TASK PROMPT >> Produce a word-for-word copy of the listing below without its pictures.

GIVEN DATA >>
-- Start --

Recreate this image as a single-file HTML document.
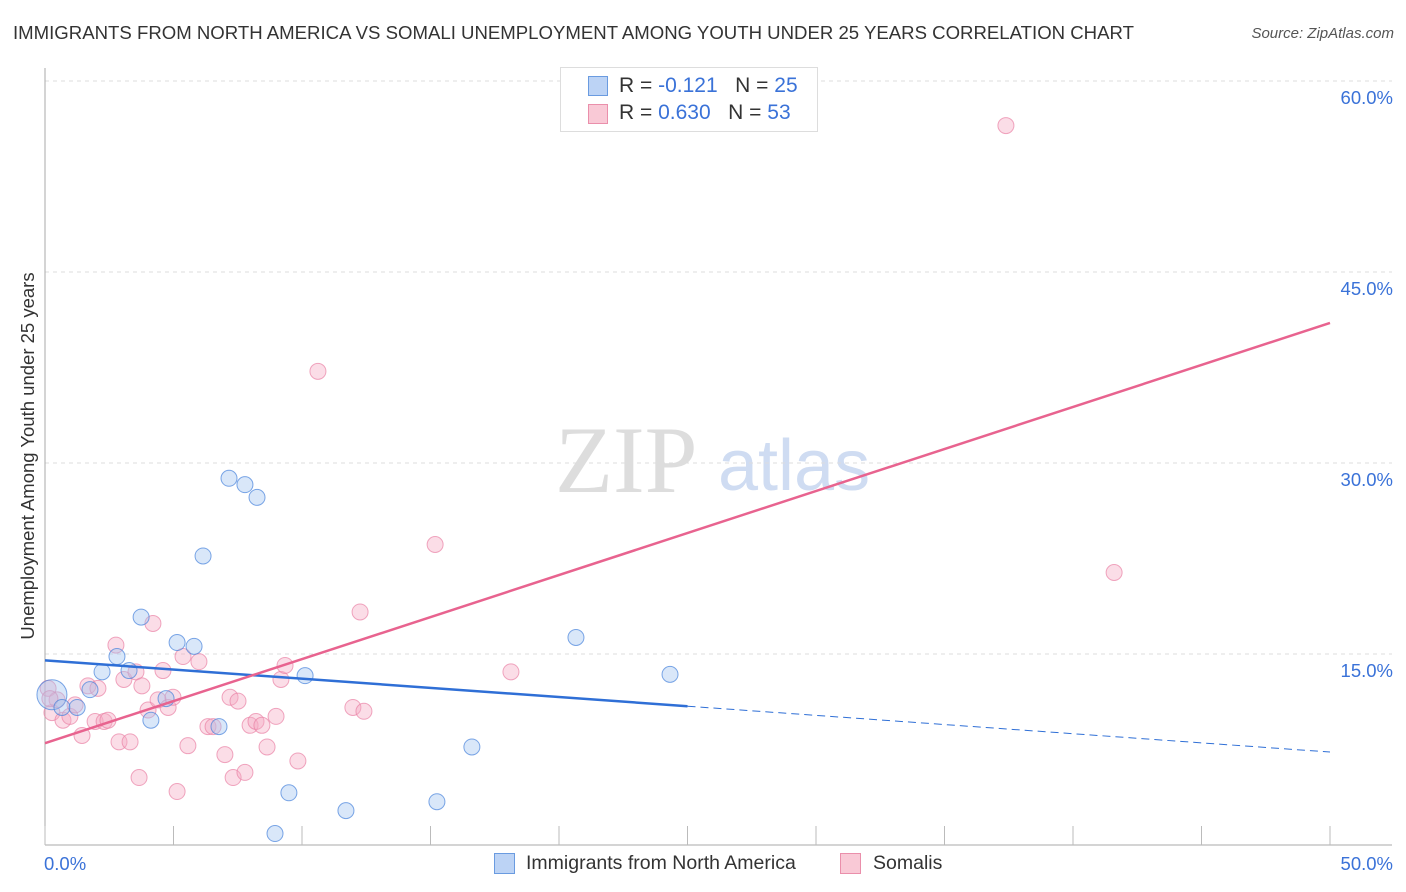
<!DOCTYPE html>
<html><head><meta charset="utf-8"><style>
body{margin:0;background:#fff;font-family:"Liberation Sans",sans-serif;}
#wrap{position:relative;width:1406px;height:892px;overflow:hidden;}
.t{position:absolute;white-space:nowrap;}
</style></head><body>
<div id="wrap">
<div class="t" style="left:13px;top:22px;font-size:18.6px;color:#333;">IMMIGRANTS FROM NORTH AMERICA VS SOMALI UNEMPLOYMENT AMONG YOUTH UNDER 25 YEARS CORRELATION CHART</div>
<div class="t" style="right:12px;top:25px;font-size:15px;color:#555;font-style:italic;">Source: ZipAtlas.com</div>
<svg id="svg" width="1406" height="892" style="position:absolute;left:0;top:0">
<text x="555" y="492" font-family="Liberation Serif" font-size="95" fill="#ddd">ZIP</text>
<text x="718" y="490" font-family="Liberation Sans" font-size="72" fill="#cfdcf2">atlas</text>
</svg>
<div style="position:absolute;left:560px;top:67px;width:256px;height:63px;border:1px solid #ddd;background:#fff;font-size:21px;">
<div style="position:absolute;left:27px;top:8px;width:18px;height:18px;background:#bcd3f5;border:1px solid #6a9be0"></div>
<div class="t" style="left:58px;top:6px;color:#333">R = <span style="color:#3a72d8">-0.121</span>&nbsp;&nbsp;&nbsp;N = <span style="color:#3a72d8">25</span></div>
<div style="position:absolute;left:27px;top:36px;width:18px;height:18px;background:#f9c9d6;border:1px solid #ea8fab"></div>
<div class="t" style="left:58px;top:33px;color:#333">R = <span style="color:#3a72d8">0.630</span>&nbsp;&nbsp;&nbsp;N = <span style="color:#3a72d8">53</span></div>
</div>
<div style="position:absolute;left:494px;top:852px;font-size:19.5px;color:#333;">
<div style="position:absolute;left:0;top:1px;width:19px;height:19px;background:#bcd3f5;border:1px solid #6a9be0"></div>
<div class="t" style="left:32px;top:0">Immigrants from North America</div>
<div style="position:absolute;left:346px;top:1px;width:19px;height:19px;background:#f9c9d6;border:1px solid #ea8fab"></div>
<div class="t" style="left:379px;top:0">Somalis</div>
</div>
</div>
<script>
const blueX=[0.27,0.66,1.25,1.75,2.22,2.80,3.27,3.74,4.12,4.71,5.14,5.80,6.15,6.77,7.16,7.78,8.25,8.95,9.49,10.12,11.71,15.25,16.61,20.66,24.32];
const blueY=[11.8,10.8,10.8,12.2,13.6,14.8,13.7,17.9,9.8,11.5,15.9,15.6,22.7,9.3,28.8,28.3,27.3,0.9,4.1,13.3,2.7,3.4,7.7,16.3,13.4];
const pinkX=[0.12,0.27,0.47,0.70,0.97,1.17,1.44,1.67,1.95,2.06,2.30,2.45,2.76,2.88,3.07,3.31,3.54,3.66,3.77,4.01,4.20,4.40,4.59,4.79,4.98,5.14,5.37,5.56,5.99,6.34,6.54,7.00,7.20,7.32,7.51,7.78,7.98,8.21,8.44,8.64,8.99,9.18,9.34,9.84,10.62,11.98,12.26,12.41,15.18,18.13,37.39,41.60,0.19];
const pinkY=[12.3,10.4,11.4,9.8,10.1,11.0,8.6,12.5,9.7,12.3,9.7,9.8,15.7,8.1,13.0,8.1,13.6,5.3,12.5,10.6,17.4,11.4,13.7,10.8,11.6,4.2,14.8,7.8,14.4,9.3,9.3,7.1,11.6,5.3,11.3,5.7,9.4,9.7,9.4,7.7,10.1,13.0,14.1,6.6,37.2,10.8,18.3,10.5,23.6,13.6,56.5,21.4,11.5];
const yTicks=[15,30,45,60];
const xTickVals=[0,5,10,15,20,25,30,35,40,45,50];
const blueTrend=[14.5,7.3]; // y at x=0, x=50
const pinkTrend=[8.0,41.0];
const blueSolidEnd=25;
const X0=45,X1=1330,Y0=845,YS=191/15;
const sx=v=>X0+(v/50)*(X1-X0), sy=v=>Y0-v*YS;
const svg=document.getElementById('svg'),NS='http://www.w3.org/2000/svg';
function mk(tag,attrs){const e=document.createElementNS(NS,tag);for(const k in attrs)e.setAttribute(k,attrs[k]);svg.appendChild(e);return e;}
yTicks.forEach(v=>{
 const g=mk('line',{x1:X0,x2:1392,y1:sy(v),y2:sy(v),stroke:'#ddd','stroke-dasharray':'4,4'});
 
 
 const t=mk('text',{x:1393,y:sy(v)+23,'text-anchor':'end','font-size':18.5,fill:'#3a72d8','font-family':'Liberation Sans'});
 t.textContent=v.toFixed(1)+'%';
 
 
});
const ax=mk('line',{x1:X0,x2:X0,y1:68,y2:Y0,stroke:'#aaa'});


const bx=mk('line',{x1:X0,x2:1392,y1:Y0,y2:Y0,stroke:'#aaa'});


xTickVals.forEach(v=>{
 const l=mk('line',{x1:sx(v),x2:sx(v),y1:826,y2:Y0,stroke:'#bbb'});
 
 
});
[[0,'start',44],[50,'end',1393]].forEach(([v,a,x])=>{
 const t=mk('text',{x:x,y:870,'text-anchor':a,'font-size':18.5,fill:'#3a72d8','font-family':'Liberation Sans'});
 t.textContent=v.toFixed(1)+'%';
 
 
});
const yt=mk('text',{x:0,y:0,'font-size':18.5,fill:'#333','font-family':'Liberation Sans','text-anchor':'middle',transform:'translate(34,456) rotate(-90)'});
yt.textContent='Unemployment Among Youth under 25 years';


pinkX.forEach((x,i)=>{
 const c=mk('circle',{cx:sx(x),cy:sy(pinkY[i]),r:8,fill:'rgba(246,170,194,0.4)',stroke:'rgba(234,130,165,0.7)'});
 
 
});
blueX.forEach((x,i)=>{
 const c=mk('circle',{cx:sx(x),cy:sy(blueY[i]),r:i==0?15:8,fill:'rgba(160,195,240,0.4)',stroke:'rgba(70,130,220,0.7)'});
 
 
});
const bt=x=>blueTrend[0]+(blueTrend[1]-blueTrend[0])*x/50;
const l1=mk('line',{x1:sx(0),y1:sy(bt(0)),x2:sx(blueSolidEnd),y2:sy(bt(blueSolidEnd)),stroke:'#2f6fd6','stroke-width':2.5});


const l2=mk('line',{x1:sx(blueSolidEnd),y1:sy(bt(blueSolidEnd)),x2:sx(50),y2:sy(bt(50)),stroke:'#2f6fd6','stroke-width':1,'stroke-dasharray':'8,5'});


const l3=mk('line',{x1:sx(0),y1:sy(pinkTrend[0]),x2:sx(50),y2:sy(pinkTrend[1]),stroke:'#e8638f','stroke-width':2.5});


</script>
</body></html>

-- End --

ANSWER TO THE PROBLEM >>
Recreate this image as a single-file HTML document.
<!DOCTYPE html>
<html><head><meta charset="utf-8"><style>
body{margin:0;background:#fff;font-family:"Liberation Sans",sans-serif;}
#wrap{position:relative;width:1406px;height:892px;overflow:hidden;}
.t{position:absolute;white-space:nowrap;}
</style></head><body>
<div id="wrap">
<div class="t" style="left:13px;top:22px;font-size:18.6px;color:#333;">IMMIGRANTS FROM NORTH AMERICA VS SOMALI UNEMPLOYMENT AMONG YOUTH UNDER 25 YEARS CORRELATION CHART</div>
<div class="t" style="right:12px;top:25px;font-size:15px;color:#555;font-style:italic;">Source: ZipAtlas.com</div>
<svg id="svg" width="1406" height="892" style="position:absolute;left:0;top:0">
<text x="555" y="492" font-family="Liberation Serif" font-size="95" fill="#ddd">ZIP</text>
<text x="718" y="490" font-family="Liberation Sans" font-size="72" fill="#cfdcf2">atlas</text>
</svg>
<div style="position:absolute;left:560px;top:67px;width:256px;height:63px;border:1px solid #ddd;background:#fff;font-size:21px;">
<div style="position:absolute;left:27px;top:8px;width:18px;height:18px;background:#bcd3f5;border:1px solid #6a9be0"></div>
<div class="t" style="left:58px;top:6px;color:#333">R = <span style="color:#3a72d8">-0.121</span>&nbsp;&nbsp;&nbsp;N = <span style="color:#3a72d8">25</span></div>
<div style="position:absolute;left:27px;top:36px;width:18px;height:18px;background:#f9c9d6;border:1px solid #ea8fab"></div>
<div class="t" style="left:58px;top:33px;color:#333">R = <span style="color:#3a72d8">0.630</span>&nbsp;&nbsp;&nbsp;N = <span style="color:#3a72d8">53</span></div>
</div>
<div style="position:absolute;left:494px;top:852px;font-size:19.5px;color:#333;">
<div style="position:absolute;left:0;top:1px;width:19px;height:19px;background:#bcd3f5;border:1px solid #6a9be0"></div>
<div class="t" style="left:32px;top:0">Immigrants from North America</div>
<div style="position:absolute;left:346px;top:1px;width:19px;height:19px;background:#f9c9d6;border:1px solid #ea8fab"></div>
<div class="t" style="left:379px;top:0">Somalis</div>
</div>
</div>
<script>
const blueX=[0.27,0.66,1.25,1.75,2.22,2.80,3.27,3.74,4.12,4.71,5.14,5.80,6.15,6.77,7.16,7.78,8.25,8.95,9.49,10.12,11.71,15.25,16.61,20.66,24.32];
const blueY=[11.8,10.8,10.8,12.2,13.6,14.8,13.7,17.9,9.8,11.5,15.9,15.6,22.7,9.3,28.8,28.3,27.3,0.9,4.1,13.3,2.7,3.4,7.7,16.3,13.4];
const pinkX=[0.12,0.27,0.47,0.70,0.97,1.17,1.44,1.67,1.95,2.06,2.30,2.45,2.76,2.88,3.07,3.31,3.54,3.66,3.77,4.01,4.20,4.40,4.59,4.79,4.98,5.14,5.37,5.56,5.99,6.34,6.54,7.00,7.20,7.32,7.51,7.78,7.98,8.21,8.44,8.64,8.99,9.18,9.34,9.84,10.62,11.98,12.26,12.41,15.18,18.13,37.39,41.60,0.19];
const pinkY=[12.3,10.4,11.4,9.8,10.1,11.0,8.6,12.5,9.7,12.3,9.7,9.8,15.7,8.1,13.0,8.1,13.6,5.3,12.5,10.6,17.4,11.4,13.7,10.8,11.6,4.2,14.8,7.8,14.4,9.3,9.3,7.1,11.6,5.3,11.3,5.7,9.4,9.7,9.4,7.7,10.1,13.0,14.1,6.6,37.2,10.8,18.3,10.5,23.6,13.6,56.5,21.4,11.5];
const yTicks=[15,30,45,60];
const xTickVals=[0,5,10,15,20,25,30,35,40,45,50];
const blueTrend=[14.5,7.3]; // y at x=0, x=50
const pinkTrend=[8.0,41.0];
const blueSolidEnd=25;
const X0=45,X1=1330,Y0=845,YS=191/15;
const sx=v=>X0+(v/50)*(X1-X0), sy=v=>Y0-v*YS;
const svg=document.getElementById('svg'),NS='http://www.w3.org/2000/svg';
function mk(tag,attrs){const e=document.createElementNS(NS,tag);for(const k in attrs)e.setAttribute(k,attrs[k]);svg.appendChild(e);return e;}
yTicks.forEach(v=>{
 const g=mk('line',{x1:X0,x2:1392,y1:sy(v),y2:sy(v),stroke:'#ddd','stroke-dasharray':'4,4'});
 
 
 const t=mk('text',{x:1393,y:sy(v)+23,'text-anchor':'end','font-size':18.5,fill:'#3a72d8','font-family':'Liberation Sans'});
 t.textContent=v.toFixed(1)+'%';
 
 
});
const ax=mk('line',{x1:X0,x2:X0,y1:68,y2:Y0,stroke:'#aaa'});


const bx=mk('line',{x1:X0,x2:1392,y1:Y0,y2:Y0,stroke:'#aaa'});


xTickVals.forEach(v=>{
 const l=mk('line',{x1:sx(v),x2:sx(v),y1:826,y2:Y0,stroke:'#bbb'});
 
 
});
[[0,'start',44],[50,'end',1393]].forEach(([v,a,x])=>{
 const t=mk('text',{x:x,y:870,'text-anchor':a,'font-size':18.5,fill:'#3a72d8','font-family':'Liberation Sans'});
 t.textContent=v.toFixed(1)+'%';
 
 
});
const yt=mk('text',{x:0,y:0,'font-size':18.5,fill:'#333','font-family':'Liberation Sans','text-anchor':'middle',transform:'translate(34,456) rotate(-90)'});
yt.textContent='Unemployment Among Youth under 25 years';


pinkX.forEach((x,i)=>{
 const c=mk('circle',{cx:sx(x),cy:sy(pinkY[i]),r:8,fill:'rgba(246,170,194,0.4)',stroke:'rgba(234,130,165,0.7)'});
 
 
});
blueX.forEach((x,i)=>{
 const c=mk('circle',{cx:sx(x),cy:sy(blueY[i]),r:i==0?15:8,fill:'rgba(160,195,240,0.4)',stroke:'rgba(70,130,220,0.7)'});
 
 
});
const bt=x=>blueTrend[0]+(blueTrend[1]-blueTrend[0])*x/50;
const l1=mk('line',{x1:sx(0),y1:sy(bt(0)),x2:sx(blueSolidEnd),y2:sy(bt(blueSolidEnd)),stroke:'#2f6fd6','stroke-width':2.5});


const l2=mk('line',{x1:sx(blueSolidEnd),y1:sy(bt(blueSolidEnd)),x2:sx(50),y2:sy(bt(50)),stroke:'#2f6fd6','stroke-width':1,'stroke-dasharray':'8,5'});


const l3=mk('line',{x1:sx(0),y1:sy(pinkTrend[0]),x2:sx(50),y2:sy(pinkTrend[1]),stroke:'#e8638f','stroke-width':2.5});


</script>
</body></html>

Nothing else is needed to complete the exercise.